If you choose to rent your property at less than market rates, for instance if the tenant is a personal friend, and you do not cover your expenses, no loss can be claimed for tax purposes. Only if your friend pays the same amount as you would charge any tenant (i.e. fair market value rent), and you expect to earn a profit, would you be able to deduct a loss against your other income.
A recent tax case, decided last month, involved a taxpayer who was reassessed by the CRA for claiming rental losses totaling between $5,000 and $8,600 for the seven taxation years from 2005 through 2011.
The taxpayer, a former Canada Post employee who retired 14 years ago, testified that he purchased two bungalows in Hamilton, Ont., “for investment purposes.” The taxpayer financed part of the acquisition costs of the properties by taking a five-year mortgage on each property. The properties were not new and required minor renovations. The taxpayer testified that the two properties were always rented and that he never lived in them. He found tenants by putting a sign on the property to be leased and by advertising in the local newspaper.
The taxpayer admitted that he charged rent “below fair market value due to high rental vacancies rates in Hamilton between 2005 and 2011 years … to attract tenants.” In addition, he was told by his insurance company that if the properties remained vacant, it would not cover him.

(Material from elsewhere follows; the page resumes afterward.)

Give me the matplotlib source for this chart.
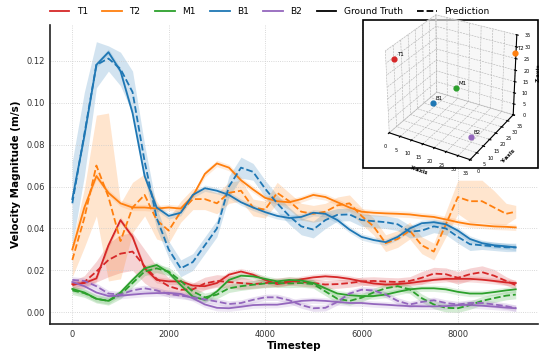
import numpy as np
import matplotlib
matplotlib.use("Agg")
import matplotlib.pyplot as plt
from matplotlib.lines import Line2D
from matplotlib.patches import Rectangle

# ---------------- data ----------------
timesteps = list(range(0, 9001, 250)) + [9200]

t1_gt = [0.0135, 0.014, 0.0162, 0.032, 0.044, 0.036, 0.021, 0.0155, 0.0148, 0.0148,
         0.0128, 0.0125, 0.014, 0.018, 0.0195, 0.018, 0.0155, 0.0135, 0.0144, 0.0158,
         0.0167, 0.0172, 0.0168, 0.016, 0.0148, 0.0138, 0.0133, 0.0135, 0.014, 0.0148,
         0.0155, 0.016, 0.016, 0.016, 0.0156, 0.015, 0.0143, 0.014]
t1_pred = [0.013, 0.0145, 0.0195, 0.025, 0.028, 0.029, 0.022, 0.016, 0.0125, 0.0108,
           0.011, 0.0138, 0.015, 0.0145, 0.014, 0.0135, 0.014, 0.0144, 0.015, 0.0145,
           0.014, 0.0133, 0.0135, 0.014, 0.0148, 0.015, 0.0147, 0.0145, 0.015, 0.0165,
           0.0185, 0.0182, 0.0165, 0.0182, 0.0192, 0.0175, 0.015, 0.013]
t2_gt = [0.030, 0.050, 0.065, 0.057, 0.052, 0.050, 0.050, 0.0495, 0.050, 0.0495,
         0.0554, 0.066, 0.071, 0.069, 0.063, 0.0586, 0.0546, 0.053, 0.0525, 0.054,
         0.056, 0.055, 0.0525, 0.050, 0.048, 0.0475, 0.0472, 0.047, 0.0467, 0.046,
         0.0455, 0.0443, 0.043, 0.042, 0.0415, 0.041, 0.0408, 0.0405]
t2_pred = [0.025, 0.045, 0.070, 0.055, 0.034, 0.050, 0.056, 0.044, 0.039, 0.048,
           0.054, 0.054, 0.052, 0.057, 0.058, 0.050, 0.049, 0.057, 0.053, 0.048,
           0.047, 0.048, 0.051, 0.052, 0.046, 0.041, 0.033, 0.035, 0.039, 0.032,
           0.029, 0.042, 0.055, 0.053, 0.053, 0.050, 0.047, 0.048]
m1_gt = [0.0112, 0.0095, 0.0065, 0.0055, 0.0095, 0.0155, 0.021, 0.0226, 0.019, 0.013,
         0.0075, 0.006, 0.010, 0.0155, 0.0175, 0.0172, 0.016, 0.0148, 0.0155, 0.0152,
         0.014, 0.0115, 0.009, 0.0082, 0.0078, 0.0078, 0.0085, 0.0098, 0.011, 0.0115,
         0.0115, 0.011, 0.0098, 0.009, 0.009, 0.0097, 0.0105, 0.011]
m1_pred = [0.0105, 0.0092, 0.0065, 0.0055, 0.0085, 0.014, 0.0195, 0.021, 0.0195, 0.015,
           0.010, 0.0072, 0.0085, 0.0115, 0.0125, 0.0132, 0.0138, 0.014, 0.0138, 0.014,
           0.0135, 0.010, 0.0065, 0.0055, 0.007, 0.0095, 0.0115, 0.0125, 0.011, 0.0068,
           0.0038, 0.0022, 0.002, 0.0035, 0.0055, 0.0068, 0.008, 0.0085]
b1_gt = [0.054, 0.084, 0.118, 0.124, 0.115, 0.095, 0.065, 0.050, 0.046, 0.0475,
         0.056, 0.0592, 0.058, 0.056, 0.0525, 0.050, 0.0478, 0.046, 0.045, 0.0455,
         0.0475, 0.047, 0.044, 0.0395, 0.036, 0.0345, 0.0335, 0.036, 0.040, 0.0425,
         0.043, 0.042, 0.039, 0.035, 0.033, 0.032, 0.0315, 0.031]
b1_pred = [0.052, 0.085, 0.118, 0.121, 0.116, 0.105, 0.072, 0.045, 0.030, 0.021,
           0.024, 0.032, 0.040, 0.060, 0.069, 0.067, 0.059, 0.052, 0.046, 0.041,
           0.0395, 0.044, 0.0465, 0.0467, 0.044, 0.0435, 0.043, 0.042, 0.0385, 0.039,
           0.041, 0.040, 0.036, 0.0325, 0.032, 0.0315, 0.031, 0.031]
b2_gt = [0.0145, 0.0125, 0.0095, 0.0078, 0.008, 0.0085, 0.009, 0.0092, 0.0093, 0.0088,
         0.0068, 0.0038, 0.0022, 0.002, 0.0027, 0.0035, 0.0037, 0.0037, 0.0045, 0.0055,
         0.0058, 0.0055, 0.005, 0.0045, 0.0045, 0.004, 0.0037, 0.0033, 0.003, 0.0029,
         0.0029, 0.003, 0.0035, 0.0036, 0.0032, 0.0028, 0.0023, 0.002]
b2_pred = [0.0155, 0.015, 0.0125, 0.009, 0.0085, 0.0105, 0.0115, 0.0105, 0.0088, 0.008,
           0.0072, 0.0062, 0.0052, 0.004, 0.0045, 0.006, 0.0072, 0.0072, 0.0058, 0.0035,
           0.002, 0.0022, 0.005, 0.009, 0.0108, 0.0105, 0.0085, 0.0055, 0.0038, 0.005,
           0.0058, 0.0045, 0.0038, 0.0045, 0.0045, 0.0038, 0.003, 0.002]

# std of the prediction (shaded band)
t1_std = [0.002, 0.003, 0.005, 0.008, 0.009, 0.009, 0.008, 0.006, 0.004, 0.003,
          0.003, 0.003, 0.003, 0.003, 0.003, 0.002, 0.002, 0.002, 0.002, 0.002,
          0.002, 0.002, 0.002, 0.002, 0.002, 0.002, 0.002, 0.002, 0.002, 0.003,
          0.003, 0.003, 0.003, 0.003, 0.003, 0.003, 0.002, 0.002]
t2_std = [0.008, 0.014, 0.024, 0.040, 0.018, 0.012, 0.010, 0.009, 0.006, 0.005,
          0.005, 0.005, 0.005, 0.005, 0.005, 0.004, 0.004, 0.005, 0.004, 0.004,
          0.004, 0.004, 0.004, 0.004, 0.004, 0.004, 0.004, 0.004, 0.004, 0.004,
          0.004, 0.006, 0.008, 0.010, 0.010, 0.008, 0.005, 0.003]
m1_std = [0.002] * 38
b1_std = [0.020, 0.020, 0.011, 0.006, 0.008, 0.010, 0.008, 0.005, 0.004, 0.004,
          0.004, 0.004, 0.004, 0.005, 0.005, 0.004, 0.004, 0.004, 0.004, 0.004,
          0.004, 0.004, 0.003, 0.003, 0.003, 0.003, 0.003, 0.003, 0.003, 0.003,
          0.003, 0.003, 0.003, 0.003, 0.002, 0.002, 0.002, 0.002]
b2_std = [0.0015] * 38

names = ['T1', 'T2', 'M1', 'B1', 'B2']
colors = ['#d62728', '#ff7f0e', '#2ca02c', '#1f77b4', '#9467bd']
gts = [t1_gt, t2_gt, m1_gt, b1_gt, b2_gt]
preds = [t1_pred, t2_pred, m1_pred, b1_pred, b2_pred]
stds = [t1_std, t2_std, m1_std, b1_std, b2_std]

# sensor positions for the inset
sensor_x = [1, 35, 19, 10, 31]
sensor_y = [4, 34, 18, 16, 8]
sensor_z = [30, 28, 16, 8, 4]

# ---------------- figure ----------------
fig = plt.figure(figsize=(5.39, 3.51), dpi=100)
ax = fig.add_axes([0.093, 0.077, 0.905, 0.852])

t = np.array(timesteps)
for name, c, gt, pr, sd in zip(names, colors, gts, preds, stds):
    gt = np.array(gt)
    pr = np.array(pr)
    sd = np.array(sd)
    ax.fill_between(t, gt - 0.0015, gt + 0.0015, color=c, alpha=0.15, lw=0)
    ax.fill_between(t, pr - sd, pr + sd, color=c, alpha=0.2, lw=0)
    ax.plot(t, gt, color=c, lw=1.3, ls='-')
    ax.plot(t, pr, color=c, lw=1.3, ls='--')

ax.set_xlim(-460, 9660)
ax.set_ylim(-0.0055, 0.137)
ax.set_xticks([0, 2000, 4000, 6000, 8000])
ax.set_yticks([0.0, 0.02, 0.04, 0.06, 0.08, 0.10, 0.12])
ax.set_yticklabels(['0.00', '0.02', '0.04', '0.06', '0.08', '0.10', '0.12'])
ax.tick_params(labelsize=6, length=0, pad=4, labelcolor='#333333')
ax.grid(True, ls=':', color='#cccccc', lw=0.6)
for s in ['top', 'right']:
    ax.spines[s].set_visible(False)
for s in ['left', 'bottom']:
    ax.spines[s].set_color('#222222')
    ax.spines[s].set_linewidth(1.2)
ax.set_xlabel('Timestep', fontsize=7.5, fontweight='bold', labelpad=2)
ax.set_ylabel('Velocity Magnitude (m/s)', fontsize=7.5, fontweight='bold', labelpad=4)

handles = [Line2D([], [], color=c, lw=1.3) for c in colors]
handles += [Line2D([], [], color='black', lw=1.3), Line2D([], [], color='black', lw=1.3, ls='--')]
labels = names + ['Ground Truth', 'Prediction']
fig.legend(handles, labels, loc='center', bbox_to_anchor=(0.5, 0.967), ncol=7,
           frameon=False, fontsize=6.5, columnspacing=1.6, handlelength=2.2)

# ---------------- inset 3D ----------------
frame = Rectangle((0.673, 0.521), 0.325, 0.422, transform=fig.transFigure,
                  facecolor='white', edgecolor='black', lw=1.2, zorder=1)
fig.add_artist(frame)

with plt.rc_context({'grid.linestyle': '--', 'grid.linewidth': 0.4}):
    ax3 = fig.add_axes([0.673, 0.543, 0.325, 0.422], projection='3d')
    ax3.set_zorder(2)
    ax3.patch.set_facecolor('none')
    for name, c, xs, ys, zs in zip(names, colors, sensor_x, sensor_y, sensor_z):
        ax3.scatter([xs], [ys], [zs], color=c, s=12, depthshade=False)
        ax3.text(xs + 1, ys, zs + 1.5, name, fontsize=4)
    ax3.set_xlim(0, 35)
    ax3.set_ylim(0, 35)
    ax3.set_zlim(0, 35)
    ax3.set_xticks(range(0, 36, 5))
    ax3.set_yticks(range(0, 36, 5))
    ax3.tick_params(labelsize=3.5, pad=-3)
    ax3.set_xlabel('X-axis', fontsize=4, fontweight='bold', labelpad=-10)
    ax3.set_ylabel('Y-axis', fontsize=4, fontweight='bold', labelpad=-10)
    ax3.set_zlabel('Z-axis', fontsize=4, fontweight='bold', labelpad=-10)
    for a in (ax3.xaxis, ax3.yaxis, ax3.zaxis):
        a.set_pane_color((0.95, 0.95, 0.95, 0.6))
    ax3.set_box_aspect((1, 1, 1), zoom=1.06)

fig.savefig('out.png', dpi=100)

The first bungalow was rented from Nov. 1, 2005 to April 30, 2006 for a monthly rent of $425 and then again from May 1, 2006 to August 2007, also for a monthly rent of $425. The property was vacant from September 2007 to Jan.31, 2008 and was later rented to the taxpayer’s niece from Feb. 1, 2008 to December 31, 2011 for a monthly rent of $200.
The second bungalow was rented out from May 1, 2006 to Oct. 31, 2007, for a monthly rent of $425. The property was vacant from Nov. 1, 2007 to February 2008 and thereafter was rented out to “a personal friend” from March 1, 2008 to Dec. 31, 2011, for a monthly rent of $475.

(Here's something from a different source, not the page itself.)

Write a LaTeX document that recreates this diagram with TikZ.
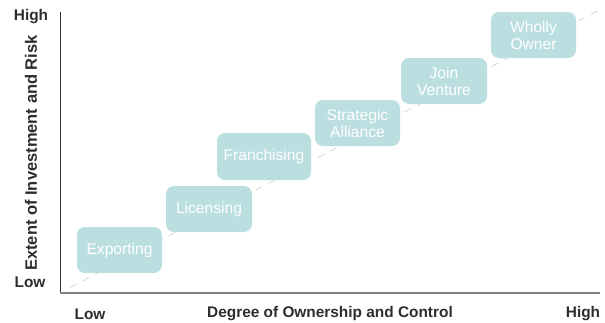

The court compared these rental rates to data from the Canada Mortgage and Housing Corporation (the “CMHC”), which reported Hamilton vacancy rates between 3.2 and 4.3 per cent, with an average rent between $800 to $900 per month, per unit, for the 2005 through 2011 years. Hamilton Community Foundation data revealed similar results.
The CRA denied the rental losses, stating that “at no relevant time did the appellant have a reasonable expectation of profit” as the taxpayer did not rent the two properties at fair market value for the seven tax years under review. The taxpayer, “did not conduct any rental activity … in a sufficiently commercial manner, for profit.”

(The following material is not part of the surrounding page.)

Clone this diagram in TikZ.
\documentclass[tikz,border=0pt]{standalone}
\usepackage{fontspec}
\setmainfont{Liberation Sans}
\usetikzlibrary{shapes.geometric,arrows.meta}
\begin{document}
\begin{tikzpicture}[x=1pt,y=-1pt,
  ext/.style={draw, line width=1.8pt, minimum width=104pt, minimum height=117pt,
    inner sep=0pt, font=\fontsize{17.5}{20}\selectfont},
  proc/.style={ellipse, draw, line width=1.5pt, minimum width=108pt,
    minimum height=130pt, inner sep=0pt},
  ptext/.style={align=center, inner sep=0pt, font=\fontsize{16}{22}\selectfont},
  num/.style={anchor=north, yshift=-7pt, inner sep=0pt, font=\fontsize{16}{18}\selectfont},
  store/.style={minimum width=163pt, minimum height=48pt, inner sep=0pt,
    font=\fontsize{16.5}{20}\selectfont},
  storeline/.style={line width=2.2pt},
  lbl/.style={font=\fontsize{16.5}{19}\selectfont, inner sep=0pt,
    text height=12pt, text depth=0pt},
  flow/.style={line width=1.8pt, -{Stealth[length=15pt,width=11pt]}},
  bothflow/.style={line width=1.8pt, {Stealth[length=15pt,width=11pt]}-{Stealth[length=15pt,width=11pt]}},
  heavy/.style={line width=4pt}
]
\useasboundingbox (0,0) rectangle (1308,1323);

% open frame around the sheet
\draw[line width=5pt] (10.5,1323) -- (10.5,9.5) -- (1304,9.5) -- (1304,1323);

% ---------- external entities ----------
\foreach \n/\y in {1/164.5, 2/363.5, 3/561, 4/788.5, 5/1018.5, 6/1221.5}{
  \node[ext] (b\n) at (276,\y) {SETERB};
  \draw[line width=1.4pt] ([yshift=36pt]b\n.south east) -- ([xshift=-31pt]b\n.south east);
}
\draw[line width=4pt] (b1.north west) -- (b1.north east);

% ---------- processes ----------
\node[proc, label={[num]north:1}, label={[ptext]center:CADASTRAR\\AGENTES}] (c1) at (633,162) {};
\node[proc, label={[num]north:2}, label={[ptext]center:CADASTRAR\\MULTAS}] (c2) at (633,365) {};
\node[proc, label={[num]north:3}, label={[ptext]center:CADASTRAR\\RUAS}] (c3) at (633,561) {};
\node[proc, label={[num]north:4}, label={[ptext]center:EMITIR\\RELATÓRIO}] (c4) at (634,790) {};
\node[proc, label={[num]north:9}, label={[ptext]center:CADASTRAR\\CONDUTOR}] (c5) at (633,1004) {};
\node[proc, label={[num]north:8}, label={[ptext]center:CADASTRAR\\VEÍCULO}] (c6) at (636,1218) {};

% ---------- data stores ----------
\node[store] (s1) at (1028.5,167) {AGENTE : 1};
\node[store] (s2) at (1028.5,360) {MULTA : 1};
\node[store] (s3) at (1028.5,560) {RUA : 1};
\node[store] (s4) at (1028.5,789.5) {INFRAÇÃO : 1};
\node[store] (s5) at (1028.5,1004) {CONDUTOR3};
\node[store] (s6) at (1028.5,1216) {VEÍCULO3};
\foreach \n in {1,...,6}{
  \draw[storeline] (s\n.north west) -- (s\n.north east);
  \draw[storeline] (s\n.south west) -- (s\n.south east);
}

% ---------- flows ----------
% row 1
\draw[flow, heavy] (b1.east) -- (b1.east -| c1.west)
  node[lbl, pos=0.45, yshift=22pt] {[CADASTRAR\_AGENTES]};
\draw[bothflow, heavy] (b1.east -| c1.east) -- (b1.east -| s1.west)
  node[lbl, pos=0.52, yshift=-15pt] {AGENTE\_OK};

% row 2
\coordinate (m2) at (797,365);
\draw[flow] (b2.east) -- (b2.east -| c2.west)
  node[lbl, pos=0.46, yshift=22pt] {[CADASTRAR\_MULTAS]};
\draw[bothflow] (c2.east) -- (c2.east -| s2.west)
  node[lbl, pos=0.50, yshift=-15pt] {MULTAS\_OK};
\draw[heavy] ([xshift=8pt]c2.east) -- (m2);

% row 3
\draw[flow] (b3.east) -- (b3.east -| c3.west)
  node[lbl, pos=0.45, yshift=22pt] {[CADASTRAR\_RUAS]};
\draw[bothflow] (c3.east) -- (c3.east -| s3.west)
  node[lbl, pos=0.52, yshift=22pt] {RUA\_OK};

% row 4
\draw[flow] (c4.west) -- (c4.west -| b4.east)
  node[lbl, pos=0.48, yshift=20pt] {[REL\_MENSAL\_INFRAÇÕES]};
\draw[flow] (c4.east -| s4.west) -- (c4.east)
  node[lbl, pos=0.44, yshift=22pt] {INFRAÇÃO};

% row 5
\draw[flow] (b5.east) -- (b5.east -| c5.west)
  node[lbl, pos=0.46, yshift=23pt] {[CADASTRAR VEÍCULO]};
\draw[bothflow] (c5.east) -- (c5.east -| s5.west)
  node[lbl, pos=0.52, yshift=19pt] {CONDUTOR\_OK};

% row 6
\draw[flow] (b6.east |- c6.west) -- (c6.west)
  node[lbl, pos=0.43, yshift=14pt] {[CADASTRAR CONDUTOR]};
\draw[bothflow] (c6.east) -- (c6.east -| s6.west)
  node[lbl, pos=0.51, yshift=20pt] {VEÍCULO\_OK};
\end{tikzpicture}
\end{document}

The taxpayer objected, justifying the lower rents by saying that “his primary objective was to recover the interest portion of the mortgage payments, the property taxes and the insurance costs to ensure that the properties were not vacant to maintain the insurance coverage.”
The Tax Court judge referred to the seminal 2002 Supreme Court of Canada decision on reasonable expectation of profit, which introduced the test that should be followed to determine whether a taxpayer’s activities constitute a source of income. The starting point is to ascertain whether the taxpayer’s activity is undertaken in “pursuit of profit” or is personal. Where there is a personal element, the activity must have a sufficient degree of “commerciality” to be considered a source of income.
The judge in the present case found “there is a material personal element in that one of the properties was rented out to the (taxpayer’s) niece for $200 per month, i.e. well below the fair market value and well below the rent charged to the other tenants.” The second property was rented out to a friend.
The judge therefore concluded that the taxpayer “did not conduct his rental activities in a commercial manner for profit. His expressed intention was not to make a profit but to recover the cost of certain expenses. The (taxpayer) was not in pursuit of profit and he did not realize a profit during the … taxation years under appeal. The (taxpayer) did not carry out his rental activities in a business-like manner.”
The taxpayer’s rental losses were therefore denied.